Яркий пример расширения сказа в лирике Лермонтова последних лет — баллада «Свиданье» (1841), где создан богатый и гибкий стилевой диапазон: от мелодраматических «цитат», характеризующих строй чувств героя, видимо, армейского офицера («Прочь, прочь, слеза позорная, / Кипи, душа моя! / Твоя измена черная / Понятна мне, змея!»), — до «авторского» лирического пейзажа, переданного в образно-стилистических формах, внеположных сознанию героя («Сады благоуханием / Наполнились живым, / Тифлис объят молчанием, / В ущелье мгла и дым»).
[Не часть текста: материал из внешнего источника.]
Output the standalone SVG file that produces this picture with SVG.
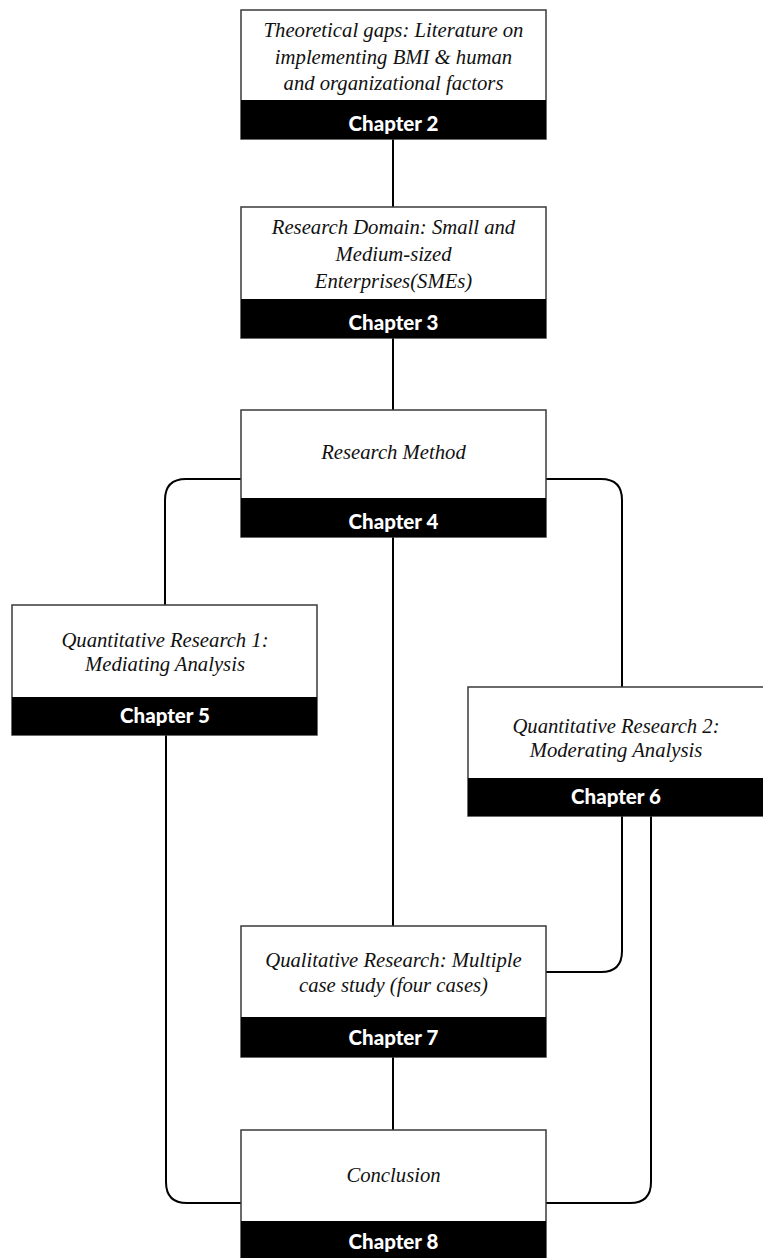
<svg xmlns="http://www.w3.org/2000/svg" width="763" height="1258" viewBox="0 0 763 1258">
  <style>
    .box { fill: #ffffff; stroke: #3a3a3a; stroke-width: 1.5; }
    .band { fill: #000000; }
    .title { font-family: "Liberation Serif", "DejaVu Serif", serif; font-style: italic; font-size: 20.7px; fill: #111111; text-anchor: middle; }
    .chap { font-family: Lato, "Open Sans", "Liberation Sans", sans-serif; font-weight: 900; font-size: 20.5px; fill: #ffffff; text-anchor: middle; }
    .wire { fill: none; stroke: #000000; stroke-width: 2; }
  </style>

  <!-- connectors -->
  <g id="connectors">
    <!-- central spine -->
    <path class="wire" d="M393 139 V207"/>
    <path class="wire" d="M393 338 V410"/>
    <path class="wire" d="M393 537 V926"/>
    <path class="wire" d="M393 1057 V1130"/>
    <!-- left branch: method -> quant 1 -> conclusion -->
    <path class="wire" d="M241 479 H186 Q165 479 165 500 V605"/>
    <path class="wire" d="M166 735 V1182 Q166 1203 187 1203 H241"/>
    <!-- right branch: method -> quant 2 -->
    <path class="wire" d="M546 479 H601 Q622 479 622 500 V687"/>
    <!-- quant 2 -> qualitative -->
    <path class="wire" d="M622 816 V951 Q622 972 601 972 H546"/>
    <!-- quant 2 -> conclusion -->
    <path class="wire" d="M651 816 V1182 Q651 1203 630 1203 H546"/>
  </g>

  <g id="chapter2">
    <rect class="box" x="241" y="10" width="305" height="129"/>
    <rect class="band" x="241" y="100" width="305" height="39"/>
    <text class="title" x="393.5" y="37">Theoretical gaps: Literature on</text>
    <text class="title" x="393.5" y="64">implementing BMI &amp; human</text>
    <text class="title" x="393.5" y="90">and organizational factors</text>
    <text class="chap" x="393.5" y="131">Chapter 2</text>
  </g>

  <g id="chapter3">
    <rect class="box" x="241" y="207" width="305" height="131"/>
    <rect class="band" x="241" y="299" width="305" height="39"/>
    <text class="title" x="393.5" y="234">Research Domain: Small and</text>
    <text class="title" x="393.5" y="261">Medium-sized</text>
    <text class="title" x="393.5" y="288">Enterprises(SMEs)</text>
    <text class="chap" x="393.5" y="330">Chapter 3</text>
  </g>

  <g id="chapter4">
    <rect class="box" x="241" y="410" width="305" height="127"/>
    <rect class="band" x="241" y="498" width="305" height="39"/>
    <text class="title" x="393.5" y="459">Research Method</text>
    <text class="chap" x="393.5" y="529">Chapter 4</text>
  </g>

  <g id="chapter5">
    <rect class="box" x="12" y="605" width="305" height="130"/>
    <rect class="band" x="12" y="697" width="305" height="38"/>
    <text class="title" x="165" y="647">Quantitative Research 1:</text>
    <text class="title" x="165" y="671">Mediating Analysis</text>
    <text class="chap" x="165" y="723">Chapter 5</text>
  </g>

  <g id="chapter6">
    <rect class="box" x="468" y="687" width="305" height="129"/>
    <rect class="band" x="468" y="778" width="305" height="38"/>
    <text class="title" x="616" y="733">Quantitative Research 2:</text>
    <text class="title" x="616" y="757">Moderating Analysis</text>
    <text class="chap" x="616" y="804">Chapter 6</text>
  </g>

  <g id="chapter7">
    <rect class="box" x="241" y="926" width="305" height="131"/>
    <rect class="band" x="241" y="1017" width="305" height="40"/>
    <text class="title" x="393.5" y="967">Qualitative Research: Multiple</text>
    <text class="title" x="393.5" y="992">case study (four cases)</text>
    <text class="chap" x="393.5" y="1045">Chapter 7</text>
  </g>

  <g id="chapter8">
    <rect class="box" x="241" y="1130" width="305" height="140"/>
    <rect class="band" x="241" y="1221" width="305" height="49"/>
    <text class="title" x="393.5" y="1182">Conclusion</text>
    <text class="chap" x="393.5" y="1249">Chapter 8</text>
  </g>
</svg>
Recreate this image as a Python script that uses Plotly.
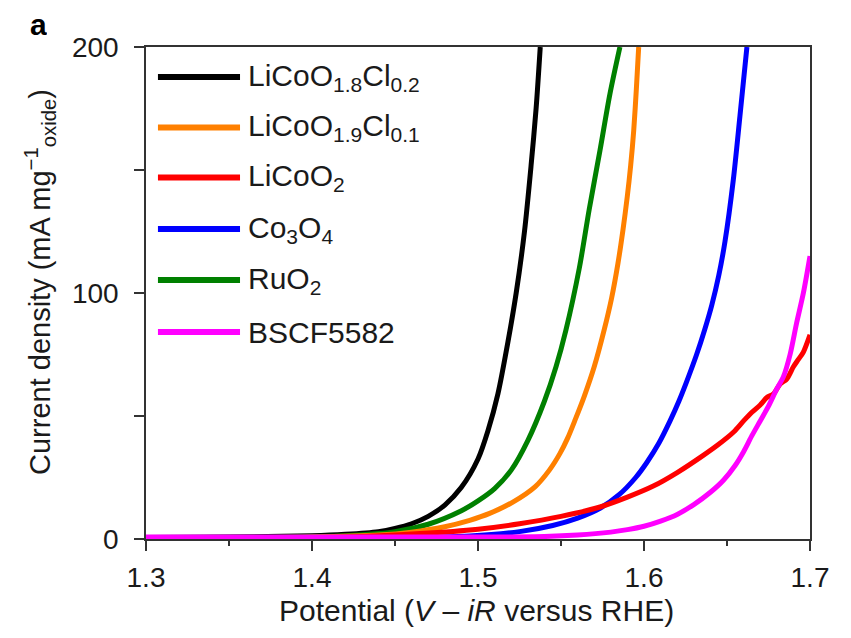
import plotly.graph_objects as go

# ---------------- data ----------------
series_names = [
    "LiCoO<sub>1.8</sub>Cl<sub>0.2</sub>",
    "LiCoO<sub>1.9</sub>Cl<sub>0.1</sub>",
    "LiCoO<sub>2</sub>",
    "Co<sub>3</sub>O<sub>4</sub>",
    "RuO<sub>2</sub>",
    "BSCF5582",
]
series_colors = ["#000000", "#FF8000", "#FF0000", "#0000FF", "#008000", "#FF00FF"]

v_licoo18cl02 = [1.30, 1.35, 1.40, 1.42, 1.44, 1.45, 1.46, 1.47, 1.48, 1.49, 1.50, 1.506, 1.512, 1.518, 1.523, 1.528, 1.532, 1.535, 1.5375]
j_licoo18cl02 = [0.6, 0.8, 1.3, 1.9, 3.0, 4.3, 6.2, 9.2, 13.8, 21, 32.5, 44, 59, 80, 100, 125, 152, 175, 200]

v_licoo19cl01 = [1.30, 1.40, 1.44, 1.46, 1.48, 1.495, 1.507, 1.521, 1.5345, 1.543, 1.5494, 1.554, 1.5585, 1.564, 1.570, 1.576, 1.5805, 1.5843, 1.5874, 1.5899, 1.592, 1.5938, 1.5954, 1.5968]
j_licoo19cl01 = [0.5, 0.8, 1.6, 2.8, 5.0, 7.6, 10.4, 15, 21.3, 28, 34.8, 41, 48.4, 58, 70, 85, 98, 112, 126, 139, 152, 166, 183, 200]

v_licoo2 = [1.30, 1.42, 1.465, 1.50, 1.525, 1.55, 1.5735, 1.59, 1.6056, 1.62, 1.6357, 1.645, 1.654, 1.66, 1.665, 1.67, 1.674, 1.678, 1.682, 1.686, 1.69, 1.693, 1.696, 1.70]
j_licoo2 = [0.3, 0.8, 2.2, 4.0, 6.2, 9.2, 13, 17, 21.5, 27, 34, 38.5, 43.5, 48, 51.5, 54.5, 57.5, 59, 63, 65, 70, 73, 76, 83]

v_co3o4 = [1.30, 1.45, 1.495, 1.525, 1.545, 1.56, 1.5735, 1.585, 1.595, 1.6016, 1.609, 1.6157, 1.621, 1.6257, 1.6317, 1.6365, 1.6408, 1.645, 1.6488, 1.6538, 1.6578, 1.662]
j_co3o4 = [0.3, 0.5, 1.2, 3.0, 5.5, 8.5, 12.5, 18, 25, 31, 39, 48, 56, 64, 75, 85, 95, 107, 121, 146, 172, 200]

v_ruo2 = [1.30, 1.38, 1.42, 1.44, 1.45, 1.47, 1.49, 1.50, 1.51, 1.52, 1.53, 1.54, 1.547, 1.553, 1.561, 1.567, 1.5735, 1.5795, 1.5855]
j_ruo2 = [0.5, 0.7, 1.3, 2.2, 3.0, 6.0, 11.5, 15.5, 20.5, 28, 40, 56, 70, 85, 110, 134, 158, 181, 200]

v_bscf = [1.30, 1.50, 1.54, 1.56, 1.58, 1.59, 1.60, 1.61, 1.62, 1.63, 1.64, 1.648, 1.655, 1.66, 1.665, 1.67, 1.675, 1.68, 1.684, 1.688, 1.692, 1.696, 1.70]
j_bscf = [0.8, 0.8, 1.0, 1.6, 2.8, 3.8, 5.2, 7.3, 10, 14, 19, 24, 30, 35.5, 42, 48, 54, 61, 66, 75, 88, 100, 115]

x_tick_vals = [1.3, 1.4, 1.5, 1.6, 1.7]
x_tick_text = ["1.3", "1.4", "1.5", "1.6", "1.7"]
x_minor_vals = [1.35, 1.45, 1.55, 1.65]
y_tick_vals = [0, 50, 100, 150, 200]
y_tick_text = ["0", "", "100", "", "200"]

x_title = "Potential (<i>V</i> – <i>iR</i> versus RHE)"
y_title = "Current density (mA mg<sup>−1</sup><sub>oxide</sub>)"
panel_label = "<b>a</b>"

# drawing order (later on top)
draw_order = [0, 4, 1, 3, 2, 5]
all_v = [v_licoo18cl02, v_licoo19cl01, v_licoo2, v_co3o4, v_ruo2, v_bscf]
all_j = [j_licoo18cl02, j_licoo19cl01, j_licoo2, j_co3o4, j_ruo2, j_bscf]

FONT = "Liberation Sans, Arial, Helvetica, sans-serif"
TXT = "#1a1a1a"
fig = go.Figure()
for i in draw_order:
    fig.add_trace(go.Scatter(
        x=all_v[i], y=all_j[i], mode="lines", name=series_names[i],
        line=dict(color=series_colors[i], width=5, shape="spline", smoothing=0.8),
        showlegend=False,
    ))

# custom legend (long line samples as in the reference)
leg_rows = [0.939, 0.8364, 0.7348, 0.630, 0.5264, 0.4207]
for i, name in enumerate(series_names):
    yy = leg_rows[i]
    fig.add_shape(type="line", xref="paper", yref="paper",
                  x0=0.018, x1=0.1416, y0=yy, y1=yy,
                  line=dict(color=series_colors[i], width=6))
    fig.add_annotation(xref="paper", yref="paper", x=0.151, y=yy,
                       xanchor="left", yanchor="middle", showarrow=False,
                       text=name, font=dict(family=FONT, size=30, color=TXT))

fig.add_annotation(xref="paper", yref="paper", x=-0.162, y=1.046,
                   xanchor="center", yanchor="middle", showarrow=False,
                   height=24, valign="middle", borderpad=0,
                   text=panel_label, font=dict(family=FONT, size=30, color="#000000"))

# axis titles as annotations for precise placement
fig.add_annotation(xref="paper", yref="paper", x=0.497, y=-0.1463,
                   xanchor="center", yanchor="middle", showarrow=False,
                   text=x_title, font=dict(family=FONT, size=30, color=TXT))
fig.add_annotation(xref="paper", yref="paper", x=-0.1596, y=0.5224,
                   xanchor="center", yanchor="middle", showarrow=False, textangle=-90,
                   text=y_title, font=dict(family=FONT, size=29, color=TXT))

axis_common = dict(
    showline=True, linecolor="#333333", linewidth=1.5, mirror=True,
    ticks="outside", tickcolor="#333333", tickwidth=1.5, ticklen=10,
    showgrid=False, zeroline=False,
    tickfont=dict(family=FONT, size=28, color=TXT),
)
fig.update_xaxes(
    range=[1.3, 1.7], tickvals=x_tick_vals, ticktext=x_tick_text,
    minor=dict(tickvals=x_minor_vals, ticks="outside", ticklen=5,
               tickcolor="#333333", tickwidth=1.5),
    ticklabelstandoff=3,
    **axis_common,
)
fig.update_yaxes(
    range=[0, 200], tickvals=y_tick_vals, ticktext=y_tick_text,
    ticklabelstandoff=10,
    **axis_common,
)
# the page has an 8px body margin: plot area 146..810 x 47..539 on screen
fig.update_layout(
    width=851, height=638,
    margin=dict(l=138, r=49, t=39, b=107, autoexpand=False),
    paper_bgcolor="white", plot_bgcolor="white",
    showlegend=False,
)
fig.write_html("out.html")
Динамический характер «голоса» автора и героев, взаимно перекрещивающихся, то сливающихся, то расходящихся, исключал возможность последовательной стилизации, иной раз создавая предпосылки для появления своеобразных «совмещенных» точек зрения: так, соблазняющий монолог Демона («Клянусь я первым днем творенья…») по мере развития художественной мысли начинает вбирать в себя авторские интонации, а его социально-философский «бунт против мироздания» — сливаться с мировоззренческой позицией самого автора. На этом пути лирического контрапункта растворяются и переосмысляются элементы стилизации, в целом в стилистической системе позднего Лермонтова занимающей хотя и существенное, но локальное и подчиненное место.